The egalitarian theory proposed by John Rawls is based on the works of Immanuel Kant. Rawls recognizes that society is composed of individuals working toward their own benefit. Problems arise in this society when the individual pursuit of self-interest comes into conflict with the interests of others. Rawls’ theory is that society must create institutions that allow conflicting interests to progress in mutual benefit (Boatright, 2007, p.72).
Like egalitarianism, libertarianism also has its roots in the work of Kant. Based principally in the works of Friedrich von Hayek and Robert Nozick, libertarianism combines Kant’s (1785/1981) individual freedoms (p. 49) with a completely unhindered market system. Hayek, for example, warned against state-planned economies (Boatright, 2007, p. 76). Nozick, on the other hand, is more concerned with the rights of individuals. Nozick especially believes that a society that distributes wealth according to set patterns robs the individual of their right to liberty (Boatright, 2007, p. 78-79).
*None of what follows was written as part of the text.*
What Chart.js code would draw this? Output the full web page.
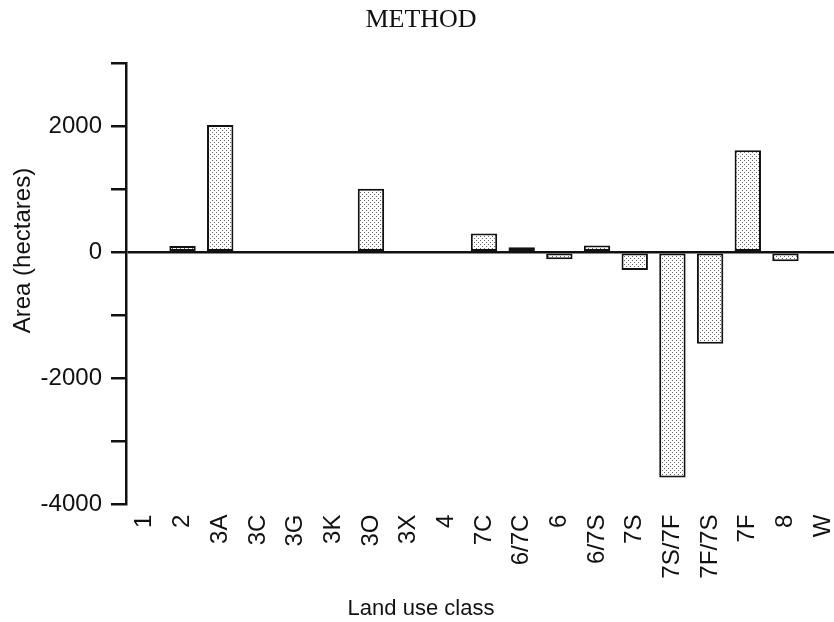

In his Nicomachean Ethics, Aristotle (350BC/1962) postulated that by “human virtue we do not mean the excellence of the body, but that of the soul” (p.29). This is the essence of virtue ethics. Virtue ethics is less concerned with the actions of the individual and more focused on what makes a good person. Therefore virtue ethics strives to define what virtues a good person embodies, and then defend them as being virtuous (Boatright, 2007, p. 80-81).
All of these theories and concepts together cover the vast range of ethics. Each theory is ultimately concerned with the behavior of individuals; but each strives to direct that behavior by different means. Theories and concepts associated with utilitarianism tend to focus on the benefit of the outcome. The means by which the outcome is produced is of no significance. The other theories tend to focus on the actions of the participants. A business must take care to balance these theories when practicing ethical management.
Aristotle. (1962). Nicomachean Ethics (M Ostwald, Trans.). New York: Macmillan. (Original work published 350 BC).
Boatright, J. (2007). Ethics and the conduct of business, 5th ed. Upper Saddle River, NJ: Pearson.
Kant, I. (1981). Grounding for the Metaphysics of Morals (J. W. Ellington, Trans.). Indianapolis: Hackett. (Original work published 1785).
Mill, J. S. (1956). On Liberty (C. V. Shields, Ed.). Upper Saddle River: Prentice Hall. (Original work published 1859).